The songwriting is quite varied, with most of the songs traveling through a variety of riffs and tempos. “Cryptic Winterstorms” does an excellent job of interweaving plucked acoustic guitar into a harsh black metal landscape. “A Perfect Vision of the Rising Northland” is one of the most riveting songs in the entire Immortal discography. After beginning with somber acoustics, it travels through long stretches of strained and anxious riffs, all building toward an absolutely spine-tingling keyboard crescendo, which combined with Abbath’s tortured cries is simultaneously terrifying and beautiful. It’s as if the ritual has reached its climax; you stand there in awe as a portal to an alternate dimension opens before you. Simply brilliant.
Though Diabolical Fullmoon Mysticism the only album Immortal released in this darker, rawer style, it still managed to leave quite an impact. Numerous stylistic dimensions of this album were picked up by other bands in the Norwegian scene (most notably Satyricon, whose debut is quite similar): the gentile acoustic passages, the cathedrals of synths and the woodsy aesthetic.
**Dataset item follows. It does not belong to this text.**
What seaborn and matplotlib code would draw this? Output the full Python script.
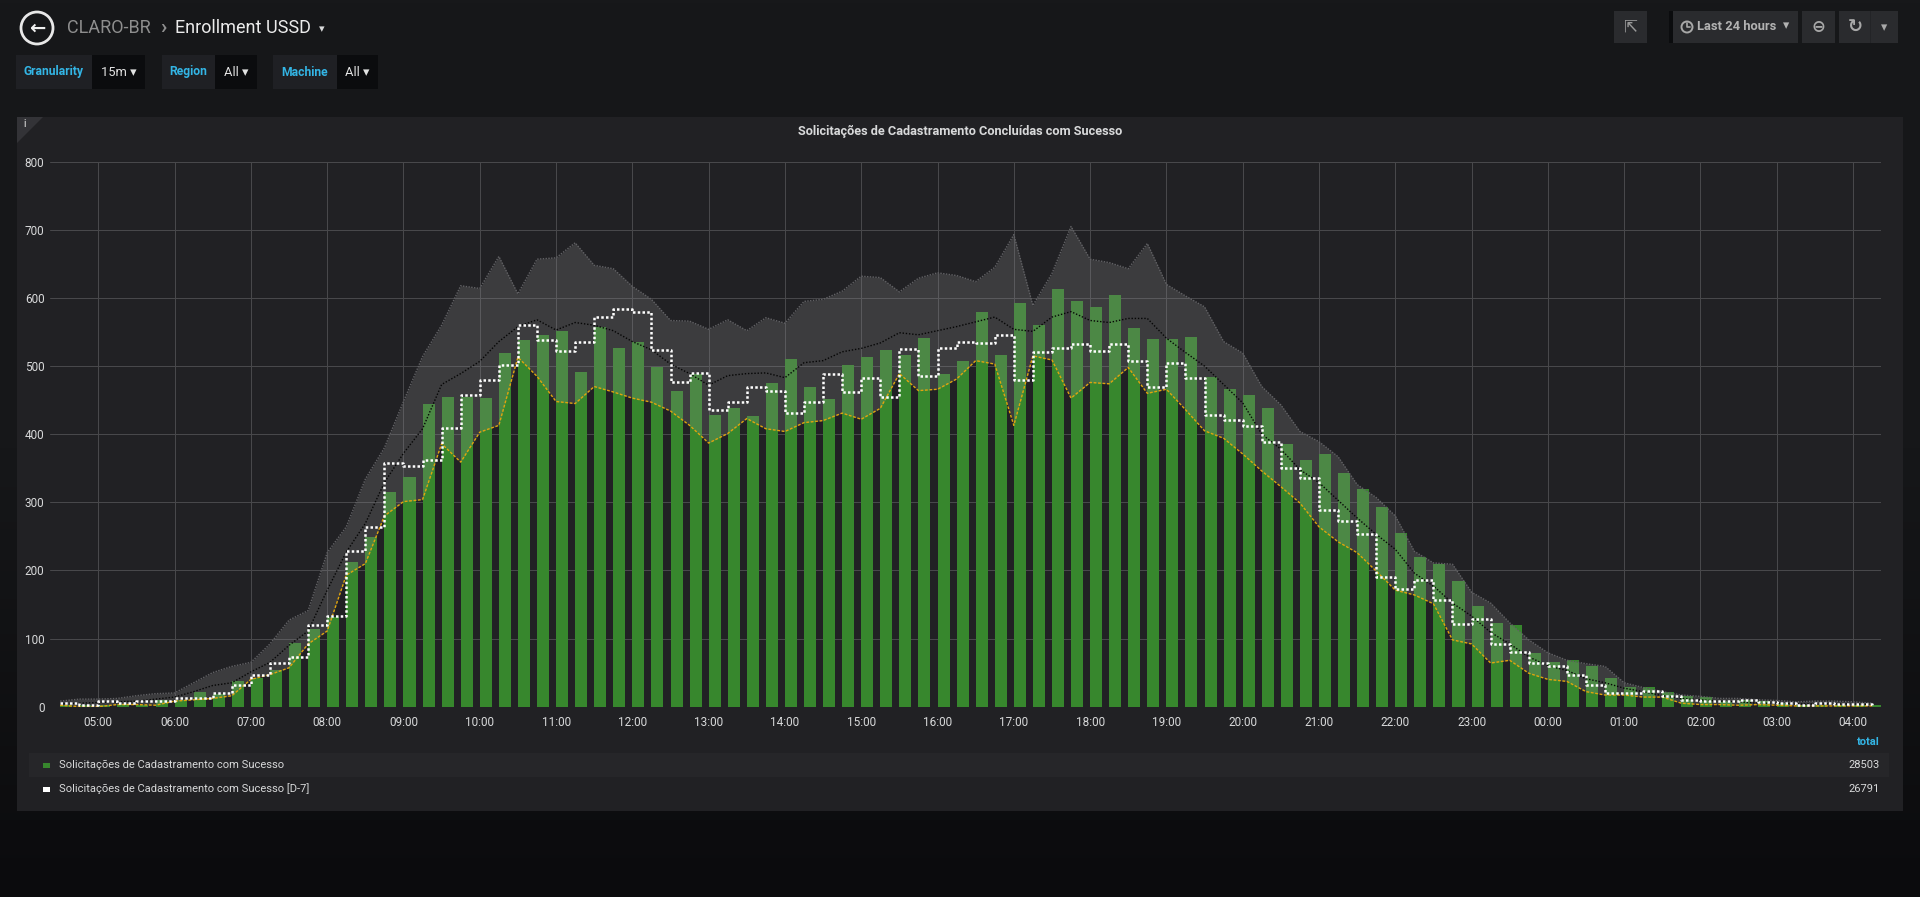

Furthermore, Diabolical Fullmoon Mysticism is the best showcase for Immortal’s songwriting skills. The next few albums are focused more on purity of concept and expression and thus employ relatively uniform song structures. Diabolical Fullmoon Mysticism demonstrates that Immortal’s skills are more diverse and dynamic than many might expect. Ultimately, this is one of the better and more unique moments in Immortal’s discography.